Any of the top, most popular extensions are typically available from day one. General rule of thumb though, is not to rely on too many extensions. I typically use about 10 myself, but others use fewer. The more extensions you use, the more likely you may run into issues, like system lag, slowdowns, or occasional freezes, though these cases are rare. Some extensions that aren’t updated officially may still work with newer versions, it’s a hit or miss though in that case. And if there’s an extension you like or want updated but hasn’t yet, you can always visit the extensions GitHub or GitLab and ask if they will be supporting the new Gnome version or not.
At least it’s a real backup, as opposed to a snapshot with Timeshift. Also keep a copy of your dot files. They can save you a lot of time when you don’t need an entire image restore just to get working again.
Good question, I used it 20+ years ago and it was klunky and slow, and I did not like it. I did not give it a chance to survive. When I first installed in February this year, I did the KDE version, and I found it too time consuming to get the workflow the way I needed it.
Then I tried converting to KDE to Gnome 41 on the same user account (that’s a no-no), but there were too many conflicting files with KDE remnants blocking things. Since I have everything backed up like you, I decided to bite the bullet and installed a fresh with Gnome 42 on a BTRFS system and have never looked back.

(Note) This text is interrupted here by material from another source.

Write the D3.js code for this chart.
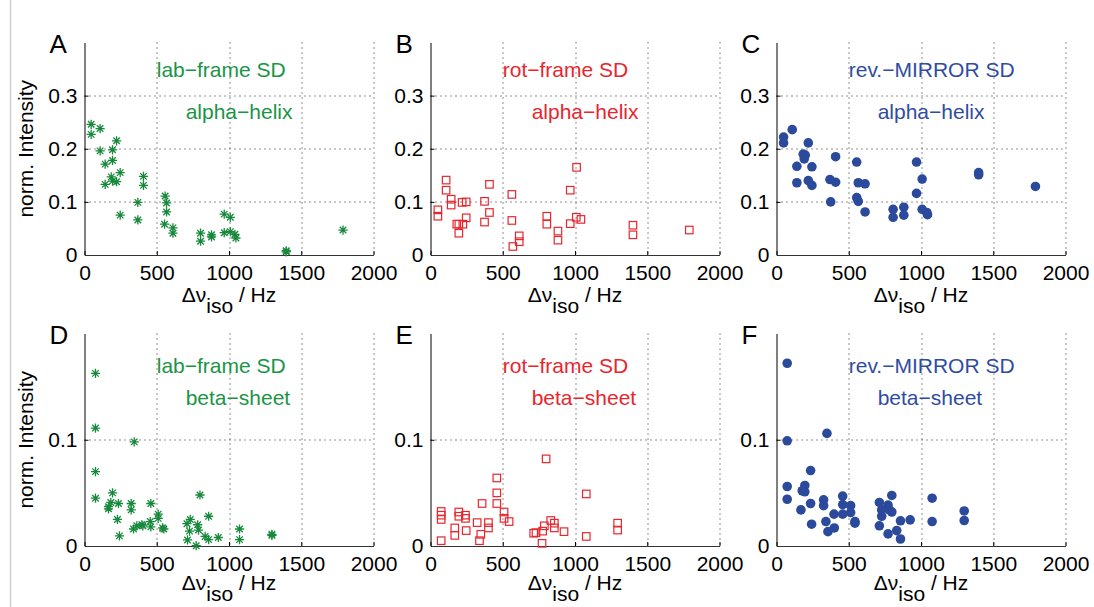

As Scotty said you might need some extensions, but I have a workflow for me that is die for. It saves me hours at the keyboard every day and everything is exactly where I want it.
So, once you have such a perfect system and its running super fast on a 7 year old Acer laptop with 8GB ram, I am pretty hesitant to dive headlong into 43 until at least the point release, and I work out what what extensions will be redunadant since Gnome is incorporating the good ones slowly, and which ones are breaking for other more adventurous folks.
I am already hearing stories from Fedora users with broken extensions, so just use what works for you and don’t jeopardize your studies with a broken working tool, just to try the latest.
Use a KVM if you are curious to try out Fedora with Gnome 43 default on btrfs, but I have firmly planted the flag on
This is a fantastic fail safe for a system backup. I use Timeshift in case I need to revert most things, but a regularly completed disk image from Clonezilla is an absolute, restore it like it was fall back that will get you running in 10 mins or less. I would use alternate means for data backup purposes but you already mentioned it’s all in the cloud (separate philosophical discussion on that front).